Directions for this task: Lines with "Emit a web page" and "const labelShift = [[-37, -10], [82, 4]];" mark the range, both included. Reproduce exactly that stretch, without pictures.

Data provided:
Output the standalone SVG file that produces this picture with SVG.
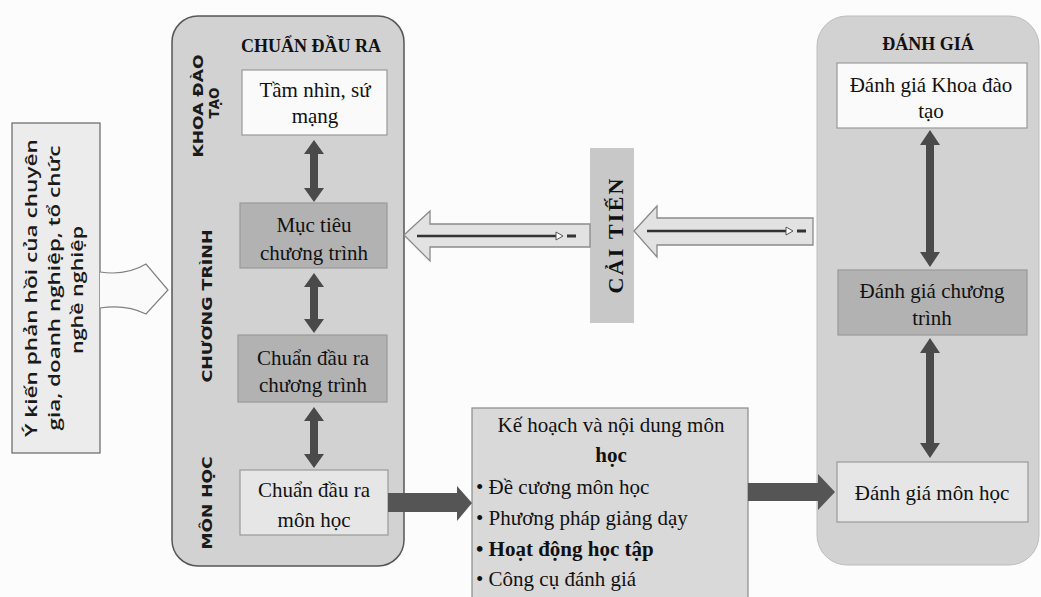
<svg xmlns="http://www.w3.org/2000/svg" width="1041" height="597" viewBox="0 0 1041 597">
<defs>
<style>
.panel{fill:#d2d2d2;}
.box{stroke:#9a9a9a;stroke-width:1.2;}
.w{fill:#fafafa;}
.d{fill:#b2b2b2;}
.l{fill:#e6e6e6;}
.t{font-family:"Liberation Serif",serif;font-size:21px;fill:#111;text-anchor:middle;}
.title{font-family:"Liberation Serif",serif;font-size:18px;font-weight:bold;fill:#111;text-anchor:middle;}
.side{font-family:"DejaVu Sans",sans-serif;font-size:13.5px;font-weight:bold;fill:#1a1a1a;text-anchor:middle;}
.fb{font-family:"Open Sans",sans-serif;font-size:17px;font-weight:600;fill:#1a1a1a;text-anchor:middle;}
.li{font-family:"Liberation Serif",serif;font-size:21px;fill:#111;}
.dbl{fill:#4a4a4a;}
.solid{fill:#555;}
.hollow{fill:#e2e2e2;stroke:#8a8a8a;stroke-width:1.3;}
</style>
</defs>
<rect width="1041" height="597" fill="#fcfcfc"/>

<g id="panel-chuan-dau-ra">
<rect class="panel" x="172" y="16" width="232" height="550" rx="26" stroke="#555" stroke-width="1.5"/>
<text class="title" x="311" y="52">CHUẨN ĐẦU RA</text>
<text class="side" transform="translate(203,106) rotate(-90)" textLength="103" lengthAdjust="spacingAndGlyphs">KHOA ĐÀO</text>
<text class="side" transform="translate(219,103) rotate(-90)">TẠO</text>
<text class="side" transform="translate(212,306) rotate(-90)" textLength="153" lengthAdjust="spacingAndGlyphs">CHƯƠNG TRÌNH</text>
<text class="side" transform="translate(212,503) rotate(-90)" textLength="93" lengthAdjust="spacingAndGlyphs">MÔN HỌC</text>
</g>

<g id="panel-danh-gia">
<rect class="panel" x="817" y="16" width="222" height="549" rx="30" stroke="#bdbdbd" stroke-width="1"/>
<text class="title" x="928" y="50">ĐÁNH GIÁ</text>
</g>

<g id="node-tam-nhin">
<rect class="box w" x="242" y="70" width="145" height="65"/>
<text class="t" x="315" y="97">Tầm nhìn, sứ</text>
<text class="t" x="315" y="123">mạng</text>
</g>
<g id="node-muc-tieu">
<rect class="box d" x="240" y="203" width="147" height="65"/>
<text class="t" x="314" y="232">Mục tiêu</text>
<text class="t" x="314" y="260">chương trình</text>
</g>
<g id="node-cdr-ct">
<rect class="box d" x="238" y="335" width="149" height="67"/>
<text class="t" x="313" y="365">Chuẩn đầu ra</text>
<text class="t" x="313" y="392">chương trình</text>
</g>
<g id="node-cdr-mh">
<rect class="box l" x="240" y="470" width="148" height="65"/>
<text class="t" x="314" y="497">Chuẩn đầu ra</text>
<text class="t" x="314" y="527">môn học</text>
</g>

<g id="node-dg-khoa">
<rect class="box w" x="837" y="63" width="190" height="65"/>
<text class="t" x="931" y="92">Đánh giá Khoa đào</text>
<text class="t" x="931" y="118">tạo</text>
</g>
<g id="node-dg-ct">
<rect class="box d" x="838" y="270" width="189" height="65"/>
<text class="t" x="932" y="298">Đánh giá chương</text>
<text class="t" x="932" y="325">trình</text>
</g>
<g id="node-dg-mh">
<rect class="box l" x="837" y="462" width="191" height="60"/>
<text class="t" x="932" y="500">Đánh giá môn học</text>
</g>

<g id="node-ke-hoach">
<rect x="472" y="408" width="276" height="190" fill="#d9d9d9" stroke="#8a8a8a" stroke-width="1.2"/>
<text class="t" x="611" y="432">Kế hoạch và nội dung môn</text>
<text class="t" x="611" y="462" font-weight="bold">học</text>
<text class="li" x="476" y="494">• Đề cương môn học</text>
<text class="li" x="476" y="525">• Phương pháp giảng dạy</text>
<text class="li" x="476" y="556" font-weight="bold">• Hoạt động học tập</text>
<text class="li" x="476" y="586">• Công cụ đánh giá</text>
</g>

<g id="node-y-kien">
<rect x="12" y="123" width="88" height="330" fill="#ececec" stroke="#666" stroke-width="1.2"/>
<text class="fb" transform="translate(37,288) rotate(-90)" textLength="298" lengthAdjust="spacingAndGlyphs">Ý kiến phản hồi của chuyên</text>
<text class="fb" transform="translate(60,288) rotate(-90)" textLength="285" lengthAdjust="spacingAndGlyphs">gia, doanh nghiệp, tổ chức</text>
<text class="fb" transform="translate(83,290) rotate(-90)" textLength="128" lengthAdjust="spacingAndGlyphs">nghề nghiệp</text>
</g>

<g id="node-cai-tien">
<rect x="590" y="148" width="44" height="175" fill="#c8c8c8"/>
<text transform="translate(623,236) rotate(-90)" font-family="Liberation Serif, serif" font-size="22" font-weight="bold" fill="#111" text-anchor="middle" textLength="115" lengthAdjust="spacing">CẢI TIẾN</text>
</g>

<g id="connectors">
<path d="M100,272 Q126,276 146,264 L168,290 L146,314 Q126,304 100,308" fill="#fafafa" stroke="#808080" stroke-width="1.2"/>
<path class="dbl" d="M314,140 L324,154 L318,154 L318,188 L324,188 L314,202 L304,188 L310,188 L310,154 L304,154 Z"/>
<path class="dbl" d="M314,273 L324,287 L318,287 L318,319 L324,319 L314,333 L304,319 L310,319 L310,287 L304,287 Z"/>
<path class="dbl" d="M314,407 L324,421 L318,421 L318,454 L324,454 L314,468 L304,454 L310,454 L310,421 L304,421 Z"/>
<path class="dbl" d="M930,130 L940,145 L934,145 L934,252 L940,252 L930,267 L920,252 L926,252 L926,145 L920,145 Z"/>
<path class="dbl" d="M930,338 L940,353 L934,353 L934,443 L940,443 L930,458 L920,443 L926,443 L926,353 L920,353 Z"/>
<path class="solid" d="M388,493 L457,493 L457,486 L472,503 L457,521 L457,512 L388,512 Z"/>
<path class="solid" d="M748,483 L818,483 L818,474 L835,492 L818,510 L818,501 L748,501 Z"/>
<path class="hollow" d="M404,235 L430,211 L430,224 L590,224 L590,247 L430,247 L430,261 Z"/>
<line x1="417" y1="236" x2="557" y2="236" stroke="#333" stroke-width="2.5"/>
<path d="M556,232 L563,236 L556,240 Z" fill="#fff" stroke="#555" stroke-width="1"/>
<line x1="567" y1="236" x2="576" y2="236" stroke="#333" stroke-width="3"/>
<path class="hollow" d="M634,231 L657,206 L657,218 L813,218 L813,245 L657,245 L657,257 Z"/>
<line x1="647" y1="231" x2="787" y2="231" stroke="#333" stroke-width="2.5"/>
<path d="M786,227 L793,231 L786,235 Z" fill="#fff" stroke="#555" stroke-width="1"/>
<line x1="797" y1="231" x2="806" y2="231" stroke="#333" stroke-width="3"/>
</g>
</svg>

==

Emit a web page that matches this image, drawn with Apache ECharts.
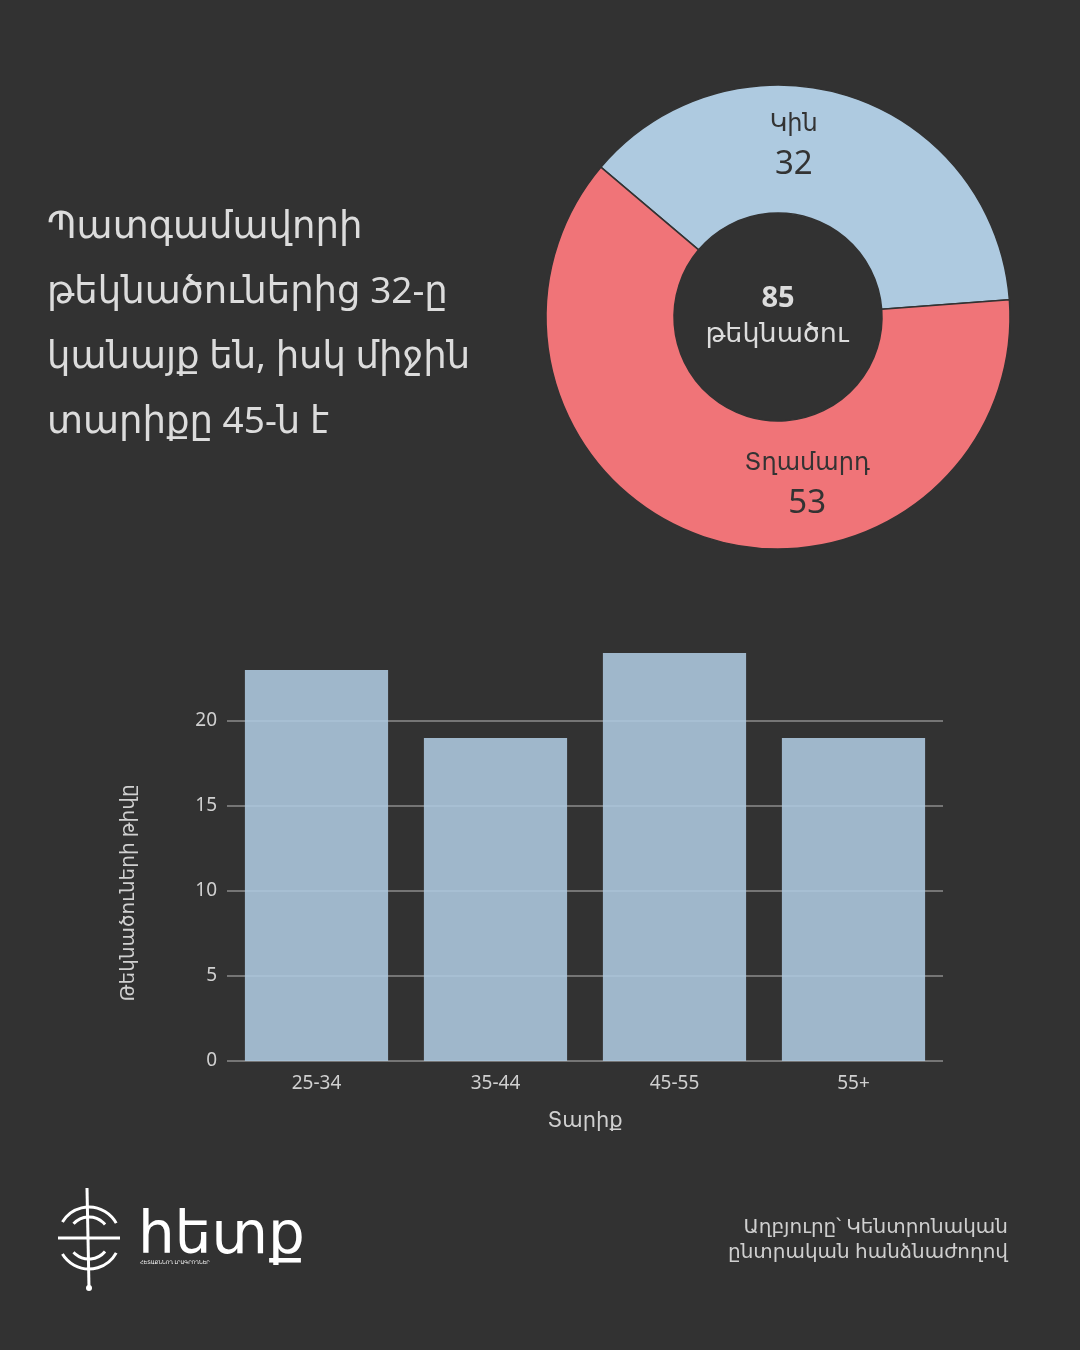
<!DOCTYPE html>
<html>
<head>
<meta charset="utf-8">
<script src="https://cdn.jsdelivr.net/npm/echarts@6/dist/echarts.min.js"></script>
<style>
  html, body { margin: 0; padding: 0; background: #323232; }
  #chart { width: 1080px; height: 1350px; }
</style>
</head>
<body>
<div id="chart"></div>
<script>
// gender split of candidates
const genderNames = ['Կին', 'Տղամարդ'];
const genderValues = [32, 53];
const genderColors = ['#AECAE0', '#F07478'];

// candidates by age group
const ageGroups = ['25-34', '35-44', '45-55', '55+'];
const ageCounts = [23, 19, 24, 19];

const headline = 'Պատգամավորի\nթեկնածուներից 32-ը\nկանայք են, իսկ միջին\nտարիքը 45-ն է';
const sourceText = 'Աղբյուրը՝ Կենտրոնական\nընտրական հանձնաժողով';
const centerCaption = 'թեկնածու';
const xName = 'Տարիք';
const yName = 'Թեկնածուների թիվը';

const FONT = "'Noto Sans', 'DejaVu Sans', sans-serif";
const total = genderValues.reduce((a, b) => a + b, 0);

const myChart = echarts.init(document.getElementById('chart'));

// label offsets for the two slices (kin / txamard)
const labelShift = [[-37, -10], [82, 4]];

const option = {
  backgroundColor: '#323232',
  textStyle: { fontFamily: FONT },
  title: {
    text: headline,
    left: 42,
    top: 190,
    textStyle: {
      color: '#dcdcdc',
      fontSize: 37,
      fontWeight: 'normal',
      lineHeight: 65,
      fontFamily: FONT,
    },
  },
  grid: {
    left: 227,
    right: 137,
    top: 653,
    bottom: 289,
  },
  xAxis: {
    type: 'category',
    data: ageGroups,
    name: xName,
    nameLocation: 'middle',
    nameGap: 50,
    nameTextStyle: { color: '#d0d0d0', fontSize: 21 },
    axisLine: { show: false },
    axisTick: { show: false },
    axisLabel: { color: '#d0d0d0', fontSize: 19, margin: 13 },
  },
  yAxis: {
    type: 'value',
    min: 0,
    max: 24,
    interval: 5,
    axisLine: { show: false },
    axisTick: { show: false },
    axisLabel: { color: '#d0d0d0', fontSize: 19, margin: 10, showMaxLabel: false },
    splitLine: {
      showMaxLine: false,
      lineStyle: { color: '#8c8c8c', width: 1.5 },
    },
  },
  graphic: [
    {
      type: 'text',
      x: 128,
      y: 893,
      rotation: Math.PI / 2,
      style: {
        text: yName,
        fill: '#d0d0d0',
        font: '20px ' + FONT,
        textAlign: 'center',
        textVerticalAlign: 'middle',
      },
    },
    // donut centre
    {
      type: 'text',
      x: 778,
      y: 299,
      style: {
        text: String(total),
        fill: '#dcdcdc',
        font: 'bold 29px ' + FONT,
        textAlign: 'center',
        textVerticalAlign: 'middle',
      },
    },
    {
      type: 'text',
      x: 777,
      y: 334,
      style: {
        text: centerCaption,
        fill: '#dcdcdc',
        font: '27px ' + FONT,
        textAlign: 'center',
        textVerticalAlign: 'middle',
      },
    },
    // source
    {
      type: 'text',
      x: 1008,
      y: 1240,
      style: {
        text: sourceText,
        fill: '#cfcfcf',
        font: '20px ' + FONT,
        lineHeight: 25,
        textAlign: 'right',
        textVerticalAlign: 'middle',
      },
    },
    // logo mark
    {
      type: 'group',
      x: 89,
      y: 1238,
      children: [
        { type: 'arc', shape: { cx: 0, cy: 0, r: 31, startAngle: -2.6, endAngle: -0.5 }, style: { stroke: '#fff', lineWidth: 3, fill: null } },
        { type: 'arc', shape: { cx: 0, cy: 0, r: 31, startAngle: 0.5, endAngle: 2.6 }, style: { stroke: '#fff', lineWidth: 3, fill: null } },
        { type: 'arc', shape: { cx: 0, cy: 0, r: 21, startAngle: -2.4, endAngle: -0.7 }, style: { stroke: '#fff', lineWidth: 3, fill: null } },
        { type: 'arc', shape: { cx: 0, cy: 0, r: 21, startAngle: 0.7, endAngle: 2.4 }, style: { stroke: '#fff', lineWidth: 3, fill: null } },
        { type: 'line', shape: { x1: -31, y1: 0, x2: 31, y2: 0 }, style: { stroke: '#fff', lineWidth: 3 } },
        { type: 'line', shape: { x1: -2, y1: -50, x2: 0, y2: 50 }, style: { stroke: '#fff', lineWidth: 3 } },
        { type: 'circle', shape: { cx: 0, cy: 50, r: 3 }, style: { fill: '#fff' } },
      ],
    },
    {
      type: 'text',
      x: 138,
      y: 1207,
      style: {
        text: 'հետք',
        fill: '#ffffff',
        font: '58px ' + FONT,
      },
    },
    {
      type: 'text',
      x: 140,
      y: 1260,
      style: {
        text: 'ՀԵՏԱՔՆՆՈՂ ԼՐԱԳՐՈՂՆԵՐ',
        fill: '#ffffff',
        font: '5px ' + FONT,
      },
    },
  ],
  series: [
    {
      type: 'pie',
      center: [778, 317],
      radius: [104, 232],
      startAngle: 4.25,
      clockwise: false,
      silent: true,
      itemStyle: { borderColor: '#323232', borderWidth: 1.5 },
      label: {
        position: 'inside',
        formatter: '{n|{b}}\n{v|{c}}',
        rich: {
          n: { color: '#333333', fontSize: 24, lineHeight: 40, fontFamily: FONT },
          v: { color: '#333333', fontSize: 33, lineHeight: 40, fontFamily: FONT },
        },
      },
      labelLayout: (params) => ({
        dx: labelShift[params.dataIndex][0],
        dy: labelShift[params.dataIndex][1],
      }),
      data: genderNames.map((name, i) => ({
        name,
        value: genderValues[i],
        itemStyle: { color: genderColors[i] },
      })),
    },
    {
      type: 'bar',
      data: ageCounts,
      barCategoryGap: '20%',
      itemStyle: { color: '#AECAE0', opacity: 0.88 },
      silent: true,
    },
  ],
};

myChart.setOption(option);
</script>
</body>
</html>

Written response:
Emit a web page that matches this image, drawn with Apache ECharts.
<!DOCTYPE html>
<html>
<head>
<meta charset="utf-8">
<script src="https://cdn.jsdelivr.net/npm/echarts@6/dist/echarts.min.js"></script>
<style>
  html, body { margin: 0; padding: 0; background: #323232; }
  #chart { width: 1080px; height: 1350px; }
</style>
</head>
<body>
<div id="chart"></div>
<script>
// gender split of candidates
const genderNames = ['Կին', 'Տղամարդ'];
const genderValues = [32, 53];
const genderColors = ['#AECAE0', '#F07478'];

// candidates by age group
const ageGroups = ['25-34', '35-44', '45-55', '55+'];
const ageCounts = [23, 19, 24, 19];

const headline = 'Պատգամավորի\nթեկնածուներից 32-ը\nկանայք են, իսկ միջին\nտարիքը 45-ն է';
const sourceText = 'Աղբյուրը՝ Կենտրոնական\nընտրական հանձնաժողով';
const centerCaption = 'թեկնածու';
const xName = 'Տարիք';
const yName = 'Թեկնածուների թիվը';

const FONT = "'Noto Sans', 'DejaVu Sans', sans-serif";
const total = genderValues.reduce((a, b) => a + b, 0);

const myChart = echarts.init(document.getElementById('chart'));

// label offsets for the two slices (kin / txamard)
const labelShift = [[-37, -10], [82, 4]];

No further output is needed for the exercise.